I'm having trouble naming my loft. My main idea is The Screaming Pigeon Loft. The basis is from when I was in the military, my unit was the Screaming Eagles. Does anyone have any ideas or thoughts?


----------



## PigeonMadness (Apr 21, 2009)

I can see that on a race sheet! People can only give you suggestions but in the end it's just the name that has the most meaning to the loft owner. Good luck!


----------



## ScreamingPigeonLoft (Aug 17, 2011)

PigeonMadness said:


> I can see that on a race sheet! People can only give you suggestions but in the end it's just the name that has the most meaning to the loft owner. Good luck!


So you think The Screaming Pigeon Loft sounds pretty cool?


----------



## Ashby Loft (Aug 31, 2007)

I like it. I tried to be creative, but in the end just went un-original with my last name. Wanted to use "Thunderbird Loft" because the Air Force Thunderbirds trained right over the hill from my house. My Son loves to see them. But someone else already uses that name. In fact, right here on the forum. I think you are safe with "Screaming Pigeon Loft"

My favorite is "Hawk Bait Loft".


----------



## ScreamingPigeonLoft (Aug 17, 2011)

12 Volt Man said:


> I like it. I tried to be creative, but in the end just went un-original with my last name. Wanted to use "Thunderbird Loft" because the Air Force Thunderbirds trained right over the hill from my house. My Son loves to see them. But someone else already uses that name. In fact, right here on the forum. I think you are safe with "Screaming Pigeon Loft"
> 
> My favorite is "Hawk Bait Loft".


I wanted something original and pretty cool.


----------



## MaryOfExeter (Sep 30, 2007)

Sounds good to me! Screaming Eagle Loft would sound awesome as well.

I was totally unoriginal and named mine RKM Loft. Or RKM Lofts. Depending on what sounds right at the moment, LOL. My dad and I both have the same initials, so it seemed appropriate to use them. Maybe I'll get to be more creative in the future when I move around. It'd have to be Marine related, of course  Haha.


----------



## ScreamingPigeonLoft (Aug 17, 2011)

MaryOfExeter said:


> Sounds good to me! Screaming Eagle Loft would sound awesome as well.
> 
> I was totally unoriginal and named mine RKM Loft. Or RKM Lofts. Depending on what sounds right at the moment, LOL. My dad and I both have the same initials, so it seemed appropriate to use them. Maybe I'll get to be more creative in the future when I move around. It'd have to be Marine related, of course  Haha.

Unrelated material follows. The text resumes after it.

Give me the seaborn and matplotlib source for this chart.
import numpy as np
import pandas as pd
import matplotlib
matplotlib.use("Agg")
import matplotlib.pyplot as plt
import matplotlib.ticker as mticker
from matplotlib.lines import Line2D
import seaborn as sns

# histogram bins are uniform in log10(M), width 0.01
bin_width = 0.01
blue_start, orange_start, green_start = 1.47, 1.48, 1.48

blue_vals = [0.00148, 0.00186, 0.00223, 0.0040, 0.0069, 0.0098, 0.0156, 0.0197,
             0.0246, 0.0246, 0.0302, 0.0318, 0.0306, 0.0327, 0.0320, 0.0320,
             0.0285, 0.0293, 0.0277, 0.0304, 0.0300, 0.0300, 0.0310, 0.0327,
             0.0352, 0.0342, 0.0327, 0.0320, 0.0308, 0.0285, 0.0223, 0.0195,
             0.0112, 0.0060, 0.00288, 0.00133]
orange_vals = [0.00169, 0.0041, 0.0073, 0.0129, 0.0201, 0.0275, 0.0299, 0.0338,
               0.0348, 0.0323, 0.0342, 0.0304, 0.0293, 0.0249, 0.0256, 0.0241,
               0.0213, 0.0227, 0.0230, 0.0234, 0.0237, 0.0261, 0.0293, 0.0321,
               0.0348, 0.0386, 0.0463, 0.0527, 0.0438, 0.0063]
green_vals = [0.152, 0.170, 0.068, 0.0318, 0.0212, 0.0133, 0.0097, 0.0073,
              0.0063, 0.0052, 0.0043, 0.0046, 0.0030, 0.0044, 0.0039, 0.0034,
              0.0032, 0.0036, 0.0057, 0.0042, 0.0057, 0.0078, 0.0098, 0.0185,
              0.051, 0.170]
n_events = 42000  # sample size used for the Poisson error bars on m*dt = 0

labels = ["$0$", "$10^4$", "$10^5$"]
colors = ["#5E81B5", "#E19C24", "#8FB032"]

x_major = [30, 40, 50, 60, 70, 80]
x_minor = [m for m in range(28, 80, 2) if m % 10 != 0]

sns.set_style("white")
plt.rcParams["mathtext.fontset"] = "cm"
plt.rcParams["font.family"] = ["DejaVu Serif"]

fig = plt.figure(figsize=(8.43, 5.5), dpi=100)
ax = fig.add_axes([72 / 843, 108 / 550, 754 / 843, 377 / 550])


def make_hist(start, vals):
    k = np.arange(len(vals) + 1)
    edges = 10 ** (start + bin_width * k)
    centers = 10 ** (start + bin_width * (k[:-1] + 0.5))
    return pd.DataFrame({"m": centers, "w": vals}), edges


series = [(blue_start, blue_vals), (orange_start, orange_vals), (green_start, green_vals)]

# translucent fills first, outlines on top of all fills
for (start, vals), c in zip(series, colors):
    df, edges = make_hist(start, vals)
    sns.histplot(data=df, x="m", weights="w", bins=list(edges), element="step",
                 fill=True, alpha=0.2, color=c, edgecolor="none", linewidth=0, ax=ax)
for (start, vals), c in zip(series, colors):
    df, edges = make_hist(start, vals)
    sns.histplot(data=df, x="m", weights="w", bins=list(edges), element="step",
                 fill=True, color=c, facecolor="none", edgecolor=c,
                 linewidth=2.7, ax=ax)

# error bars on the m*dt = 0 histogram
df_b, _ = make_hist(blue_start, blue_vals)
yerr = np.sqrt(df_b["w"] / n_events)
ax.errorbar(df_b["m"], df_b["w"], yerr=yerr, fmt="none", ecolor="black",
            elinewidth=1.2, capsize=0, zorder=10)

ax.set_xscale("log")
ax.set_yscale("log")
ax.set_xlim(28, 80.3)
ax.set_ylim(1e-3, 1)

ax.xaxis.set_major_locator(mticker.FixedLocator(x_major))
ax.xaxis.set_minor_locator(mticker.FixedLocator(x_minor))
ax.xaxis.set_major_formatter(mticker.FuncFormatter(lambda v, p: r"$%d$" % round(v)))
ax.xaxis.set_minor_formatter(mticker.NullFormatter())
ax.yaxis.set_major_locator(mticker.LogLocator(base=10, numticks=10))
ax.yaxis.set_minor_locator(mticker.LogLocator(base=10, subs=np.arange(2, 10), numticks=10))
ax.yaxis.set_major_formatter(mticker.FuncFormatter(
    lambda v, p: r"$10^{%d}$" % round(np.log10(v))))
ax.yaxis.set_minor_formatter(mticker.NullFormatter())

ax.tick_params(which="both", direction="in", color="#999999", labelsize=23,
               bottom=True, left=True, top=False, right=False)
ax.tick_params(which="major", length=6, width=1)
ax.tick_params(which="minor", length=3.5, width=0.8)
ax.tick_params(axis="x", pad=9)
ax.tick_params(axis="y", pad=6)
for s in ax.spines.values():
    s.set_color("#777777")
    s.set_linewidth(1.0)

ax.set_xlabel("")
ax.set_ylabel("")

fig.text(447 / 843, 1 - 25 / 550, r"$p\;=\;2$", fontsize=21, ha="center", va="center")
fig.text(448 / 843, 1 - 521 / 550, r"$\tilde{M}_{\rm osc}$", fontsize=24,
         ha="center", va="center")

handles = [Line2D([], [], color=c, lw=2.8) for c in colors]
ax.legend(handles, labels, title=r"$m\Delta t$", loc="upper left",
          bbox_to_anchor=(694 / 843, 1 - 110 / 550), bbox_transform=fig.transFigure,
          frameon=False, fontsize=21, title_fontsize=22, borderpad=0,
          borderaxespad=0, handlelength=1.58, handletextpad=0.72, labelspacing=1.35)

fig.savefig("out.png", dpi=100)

So your military also? That's was Thad basis behind my loft name.


----------



## MaryOfExeter (Sep 30, 2007)

ScreamingPigeonLoft said:


> So your military also? That's was Thad basis behind my loft name.


My boyfriend is on his way to becoming a marine. He graduate boot at the end of September


----------



## ScreamingPigeonLoft (Aug 17, 2011)

That's awesome. I spent 3 years in the army before I blew my knee out.


----------



## MaryOfExeter (Sep 30, 2007)

Well that sucks!  Is it okay now?


----------



## Happy (Dec 19, 2004)

I don't understand why anyone want's a Loft name. I like to see a persons name, so i know who it is. Could it be that ones with a Loft name without their Real name just want persons to ask Who it is???? 50 yrs of racing for me, & I still don't understand. I have known at least 8 Thunderbird Loft names. What if everyone used a Loft name? Guess it is just something I will never understand. Good Luck, Lets Race, Happy


----------



## pluviru (Jul 14, 2011)

Name it The Speed Fighters Loft


----------



## lgfout (Feb 8, 2011)

*!!*



ScreamingPigeonLoft said:


> I'm having trouble naming my loft. My main idea is The Screaming Pigeon Loft. The basis is from when I was in the military, my unit was the Screaming Eagles. Does anyone have any ideas or thoughts?


To be honest I think you could do better!!! Sorry !!! I was attached to 101st in Vietnam and if you are trying to in some way preserve the memory or reputation of the "Screaming Eagles"... "Screaming Pigeon" just doesn't cut it and quite frankly is a bit demeaning. Sorry but you asked for opinions and that is mine. 

_
Screaming eagles everywhere
Wings of fire torch the air
Gods and ashes fall to earth
Mountains crash and seas do burn
Should we seek the soul of man
Look inside and touch the damned
Screaming - screaming eagles ..._

(as performed by U.D.O)


----------



## drifter (Oct 7, 2009)

I agree. Screaming pigeon? Pigeons don't scream. They probably don't even make a sound when they're in the death grip of a predator. Pigeons are such peaceful creatures. How about Tranquility Loft? If you don't use it I might just use it myself.


----------



## ScreamingPigeonLoft (Aug 17, 2011)

I'll let you use that yourself. I do like it though.


----------



## ScreamingPigeonLoft (Aug 17, 2011)

My other idea was flying aces.


----------